* The problem
Leave out every picture. Copy exactly the lines from the one holding "Reproduce this chart with pgfplots." through the one holding "(10bp,632bp) -- (762bp,632bp);".

:: Task data

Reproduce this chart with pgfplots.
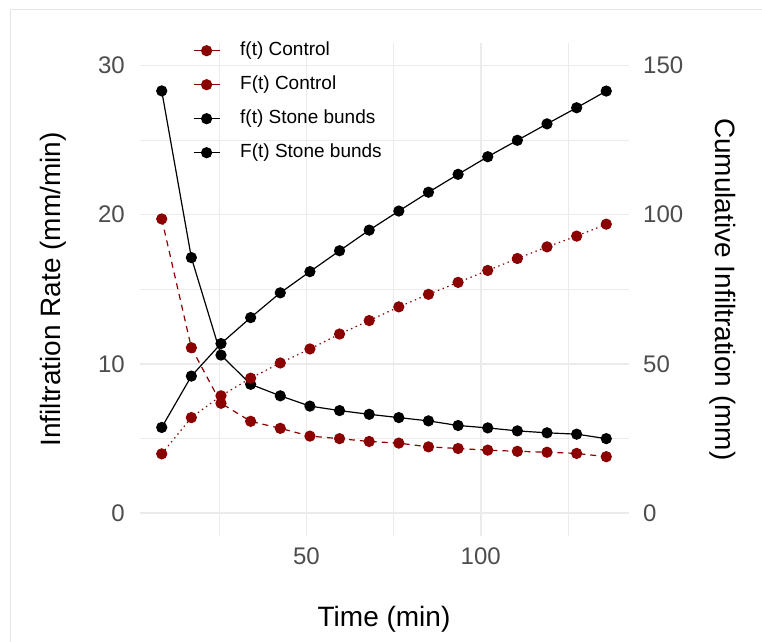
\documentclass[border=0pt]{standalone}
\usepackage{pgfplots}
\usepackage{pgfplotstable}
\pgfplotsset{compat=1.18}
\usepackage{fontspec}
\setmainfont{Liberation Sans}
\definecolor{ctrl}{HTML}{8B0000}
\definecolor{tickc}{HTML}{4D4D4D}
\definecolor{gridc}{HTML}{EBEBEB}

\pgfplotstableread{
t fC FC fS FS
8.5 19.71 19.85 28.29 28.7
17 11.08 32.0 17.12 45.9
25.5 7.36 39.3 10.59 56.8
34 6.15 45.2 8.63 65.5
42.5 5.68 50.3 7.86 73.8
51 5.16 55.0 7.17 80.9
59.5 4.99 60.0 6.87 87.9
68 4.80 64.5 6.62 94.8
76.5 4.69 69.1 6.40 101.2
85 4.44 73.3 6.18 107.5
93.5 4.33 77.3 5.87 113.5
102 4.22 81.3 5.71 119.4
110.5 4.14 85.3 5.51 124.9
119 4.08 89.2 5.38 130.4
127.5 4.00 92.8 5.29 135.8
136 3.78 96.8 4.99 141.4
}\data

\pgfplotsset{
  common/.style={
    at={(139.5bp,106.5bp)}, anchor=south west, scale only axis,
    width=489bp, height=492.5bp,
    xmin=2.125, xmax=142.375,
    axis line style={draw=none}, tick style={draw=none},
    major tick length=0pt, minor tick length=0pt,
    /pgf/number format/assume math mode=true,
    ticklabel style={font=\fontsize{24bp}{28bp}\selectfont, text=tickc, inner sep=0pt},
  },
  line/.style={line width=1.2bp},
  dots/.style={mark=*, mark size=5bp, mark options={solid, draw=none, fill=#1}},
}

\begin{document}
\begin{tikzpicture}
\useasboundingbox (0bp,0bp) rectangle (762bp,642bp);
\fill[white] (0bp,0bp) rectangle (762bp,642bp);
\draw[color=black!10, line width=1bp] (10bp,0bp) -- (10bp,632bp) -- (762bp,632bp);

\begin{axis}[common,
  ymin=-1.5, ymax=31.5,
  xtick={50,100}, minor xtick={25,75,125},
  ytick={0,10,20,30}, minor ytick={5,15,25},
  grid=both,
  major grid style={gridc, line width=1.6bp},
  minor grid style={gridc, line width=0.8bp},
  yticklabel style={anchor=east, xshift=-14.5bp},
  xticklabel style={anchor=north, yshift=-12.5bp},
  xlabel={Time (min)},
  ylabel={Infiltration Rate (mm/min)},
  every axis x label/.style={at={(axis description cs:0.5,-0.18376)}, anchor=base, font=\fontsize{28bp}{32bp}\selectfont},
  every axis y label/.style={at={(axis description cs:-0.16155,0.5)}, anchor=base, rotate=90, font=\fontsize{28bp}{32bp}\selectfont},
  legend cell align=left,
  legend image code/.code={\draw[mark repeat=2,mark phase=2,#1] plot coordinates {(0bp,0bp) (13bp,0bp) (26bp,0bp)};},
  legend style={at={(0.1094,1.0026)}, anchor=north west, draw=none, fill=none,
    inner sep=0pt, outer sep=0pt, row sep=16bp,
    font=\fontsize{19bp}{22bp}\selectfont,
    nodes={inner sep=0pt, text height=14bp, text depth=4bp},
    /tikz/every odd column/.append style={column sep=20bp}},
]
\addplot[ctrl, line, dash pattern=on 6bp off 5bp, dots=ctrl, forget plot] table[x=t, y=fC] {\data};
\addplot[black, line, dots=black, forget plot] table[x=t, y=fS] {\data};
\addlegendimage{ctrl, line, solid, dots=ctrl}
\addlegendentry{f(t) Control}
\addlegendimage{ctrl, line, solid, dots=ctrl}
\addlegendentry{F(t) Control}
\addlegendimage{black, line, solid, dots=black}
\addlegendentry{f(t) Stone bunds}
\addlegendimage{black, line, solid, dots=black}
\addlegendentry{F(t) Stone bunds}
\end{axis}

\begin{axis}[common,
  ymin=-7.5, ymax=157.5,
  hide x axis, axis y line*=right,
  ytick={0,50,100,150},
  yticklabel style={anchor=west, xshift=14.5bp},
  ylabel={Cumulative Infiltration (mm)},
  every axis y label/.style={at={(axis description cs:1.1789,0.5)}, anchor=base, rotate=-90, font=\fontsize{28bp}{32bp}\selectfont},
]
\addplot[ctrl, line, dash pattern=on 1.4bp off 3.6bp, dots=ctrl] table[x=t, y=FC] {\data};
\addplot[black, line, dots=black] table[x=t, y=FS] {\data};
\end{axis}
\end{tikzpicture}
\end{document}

::::
:: Task data

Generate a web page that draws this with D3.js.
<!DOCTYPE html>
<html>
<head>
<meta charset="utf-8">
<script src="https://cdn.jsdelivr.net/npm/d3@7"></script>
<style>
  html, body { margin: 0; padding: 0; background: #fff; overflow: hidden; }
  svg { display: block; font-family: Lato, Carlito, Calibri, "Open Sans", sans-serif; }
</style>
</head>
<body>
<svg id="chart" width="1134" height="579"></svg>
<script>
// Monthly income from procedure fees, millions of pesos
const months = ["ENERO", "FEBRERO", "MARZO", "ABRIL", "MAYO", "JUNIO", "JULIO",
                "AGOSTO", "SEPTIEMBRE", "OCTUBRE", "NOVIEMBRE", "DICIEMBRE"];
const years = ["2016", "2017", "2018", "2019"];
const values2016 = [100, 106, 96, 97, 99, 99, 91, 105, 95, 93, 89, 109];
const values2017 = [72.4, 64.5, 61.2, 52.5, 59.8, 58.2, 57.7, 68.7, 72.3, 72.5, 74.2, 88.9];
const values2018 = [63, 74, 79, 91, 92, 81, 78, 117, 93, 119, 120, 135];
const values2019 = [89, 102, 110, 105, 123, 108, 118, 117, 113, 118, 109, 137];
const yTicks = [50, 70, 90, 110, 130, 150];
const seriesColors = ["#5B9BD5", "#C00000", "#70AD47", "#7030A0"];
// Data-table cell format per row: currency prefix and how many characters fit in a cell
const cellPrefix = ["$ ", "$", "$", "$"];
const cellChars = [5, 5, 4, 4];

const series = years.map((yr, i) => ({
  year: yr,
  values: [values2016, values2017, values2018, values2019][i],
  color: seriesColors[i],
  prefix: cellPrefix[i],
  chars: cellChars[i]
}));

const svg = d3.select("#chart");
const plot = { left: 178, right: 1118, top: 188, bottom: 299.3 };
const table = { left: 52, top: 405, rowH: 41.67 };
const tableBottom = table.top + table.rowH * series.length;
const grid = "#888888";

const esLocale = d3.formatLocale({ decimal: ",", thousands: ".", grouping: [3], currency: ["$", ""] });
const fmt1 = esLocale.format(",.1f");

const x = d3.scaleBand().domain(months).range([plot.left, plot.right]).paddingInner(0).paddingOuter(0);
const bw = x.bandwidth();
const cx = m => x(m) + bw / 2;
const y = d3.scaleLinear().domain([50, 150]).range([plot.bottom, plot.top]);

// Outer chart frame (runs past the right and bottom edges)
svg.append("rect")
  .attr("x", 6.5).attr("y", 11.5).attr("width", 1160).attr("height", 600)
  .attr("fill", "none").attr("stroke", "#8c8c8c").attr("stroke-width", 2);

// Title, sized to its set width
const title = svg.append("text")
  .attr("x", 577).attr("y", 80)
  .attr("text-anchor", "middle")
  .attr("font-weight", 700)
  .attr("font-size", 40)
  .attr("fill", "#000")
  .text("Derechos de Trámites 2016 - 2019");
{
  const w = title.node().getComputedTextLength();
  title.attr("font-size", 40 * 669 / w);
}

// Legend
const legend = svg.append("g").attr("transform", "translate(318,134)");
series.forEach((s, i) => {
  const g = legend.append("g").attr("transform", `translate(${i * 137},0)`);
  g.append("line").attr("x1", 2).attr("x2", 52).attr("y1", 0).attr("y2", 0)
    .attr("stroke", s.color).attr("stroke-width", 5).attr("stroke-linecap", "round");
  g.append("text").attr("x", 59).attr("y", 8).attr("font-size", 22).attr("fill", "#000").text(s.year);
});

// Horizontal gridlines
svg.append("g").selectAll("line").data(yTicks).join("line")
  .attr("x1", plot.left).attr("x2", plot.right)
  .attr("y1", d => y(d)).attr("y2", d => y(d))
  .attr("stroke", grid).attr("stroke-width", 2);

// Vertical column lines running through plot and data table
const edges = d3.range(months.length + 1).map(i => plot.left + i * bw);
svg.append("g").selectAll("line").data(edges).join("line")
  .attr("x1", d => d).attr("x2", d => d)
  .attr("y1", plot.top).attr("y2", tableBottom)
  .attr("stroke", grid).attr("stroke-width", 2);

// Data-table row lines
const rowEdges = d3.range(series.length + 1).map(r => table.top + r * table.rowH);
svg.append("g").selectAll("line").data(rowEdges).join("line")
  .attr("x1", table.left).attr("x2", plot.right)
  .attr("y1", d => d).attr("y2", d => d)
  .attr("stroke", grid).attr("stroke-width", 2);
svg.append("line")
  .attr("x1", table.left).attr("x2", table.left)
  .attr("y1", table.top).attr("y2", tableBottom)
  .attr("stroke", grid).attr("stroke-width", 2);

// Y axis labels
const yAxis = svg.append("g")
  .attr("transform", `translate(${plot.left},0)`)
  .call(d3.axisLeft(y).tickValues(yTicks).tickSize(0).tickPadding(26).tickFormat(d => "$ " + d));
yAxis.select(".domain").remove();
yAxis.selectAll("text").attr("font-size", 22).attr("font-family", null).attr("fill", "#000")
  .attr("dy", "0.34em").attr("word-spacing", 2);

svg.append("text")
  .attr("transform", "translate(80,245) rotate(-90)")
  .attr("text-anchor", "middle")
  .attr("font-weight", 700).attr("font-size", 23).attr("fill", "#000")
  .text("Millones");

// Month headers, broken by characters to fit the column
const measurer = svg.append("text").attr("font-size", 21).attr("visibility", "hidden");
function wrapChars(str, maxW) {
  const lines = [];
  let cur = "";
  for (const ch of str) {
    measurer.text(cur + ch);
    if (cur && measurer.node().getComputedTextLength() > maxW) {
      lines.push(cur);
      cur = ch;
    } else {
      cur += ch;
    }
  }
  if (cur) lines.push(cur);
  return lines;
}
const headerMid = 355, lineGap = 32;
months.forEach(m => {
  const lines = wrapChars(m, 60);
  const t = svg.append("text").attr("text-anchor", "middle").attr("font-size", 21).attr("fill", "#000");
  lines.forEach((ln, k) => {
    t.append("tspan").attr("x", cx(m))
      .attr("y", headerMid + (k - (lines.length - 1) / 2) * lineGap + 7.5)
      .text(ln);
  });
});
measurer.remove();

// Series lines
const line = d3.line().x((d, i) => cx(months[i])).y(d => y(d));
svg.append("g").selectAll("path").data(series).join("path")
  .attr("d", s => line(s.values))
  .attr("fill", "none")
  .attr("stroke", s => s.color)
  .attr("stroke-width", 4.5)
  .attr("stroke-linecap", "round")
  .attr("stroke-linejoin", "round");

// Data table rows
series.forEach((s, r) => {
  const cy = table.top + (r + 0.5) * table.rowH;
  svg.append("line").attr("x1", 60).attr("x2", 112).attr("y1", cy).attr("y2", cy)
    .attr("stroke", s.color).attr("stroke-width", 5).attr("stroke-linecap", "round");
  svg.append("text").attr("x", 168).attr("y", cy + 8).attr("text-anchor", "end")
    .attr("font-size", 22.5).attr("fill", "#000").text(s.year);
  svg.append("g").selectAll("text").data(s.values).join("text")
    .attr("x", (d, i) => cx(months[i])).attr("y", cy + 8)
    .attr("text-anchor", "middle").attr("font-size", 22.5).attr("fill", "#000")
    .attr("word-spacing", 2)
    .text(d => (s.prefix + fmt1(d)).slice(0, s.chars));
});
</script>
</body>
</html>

::::

* Final result
Reproduce this chart with pgfplots.
\documentclass[border=0pt]{standalone}
\usepackage{pgfplots}
\usepackage{pgfplotstable}
\pgfplotsset{compat=1.18}
\usepackage{fontspec}
\setmainfont{Liberation Sans}
\definecolor{ctrl}{HTML}{8B0000}
\definecolor{tickc}{HTML}{4D4D4D}
\definecolor{gridc}{HTML}{EBEBEB}

\pgfplotstableread{
t fC FC fS FS
8.5 19.71 19.85 28.29 28.7
17 11.08 32.0 17.12 45.9
25.5 7.36 39.3 10.59 56.8
34 6.15 45.2 8.63 65.5
42.5 5.68 50.3 7.86 73.8
51 5.16 55.0 7.17 80.9
59.5 4.99 60.0 6.87 87.9
68 4.80 64.5 6.62 94.8
76.5 4.69 69.1 6.40 101.2
85 4.44 73.3 6.18 107.5
93.5 4.33 77.3 5.87 113.5
102 4.22 81.3 5.71 119.4
110.5 4.14 85.3 5.51 124.9
119 4.08 89.2 5.38 130.4
127.5 4.00 92.8 5.29 135.8
136 3.78 96.8 4.99 141.4
}\data

\pgfplotsset{
  common/.style={
    at={(139.5bp,106.5bp)}, anchor=south west, scale only axis,
    width=489bp, height=492.5bp,
    xmin=2.125, xmax=142.375,
    axis line style={draw=none}, tick style={draw=none},
    major tick length=0pt, minor tick length=0pt,
    /pgf/number format/assume math mode=true,
    ticklabel style={font=\fontsize{24bp}{28bp}\selectfont, text=tickc, inner sep=0pt},
  },
  line/.style={line width=1.2bp},
  dots/.style={mark=*, mark size=5bp, mark options={solid, draw=none, fill=#1}},
}

\begin{document}
\begin{tikzpicture}
\useasboundingbox (0bp,0bp) rectangle (762bp,642bp);
\fill[white] (0bp,0bp) rectangle (762bp,642bp);
\draw[color=black!10, line width=1bp] (10bp,0bp) -- (10bp,632bp) -- (762bp,632bp);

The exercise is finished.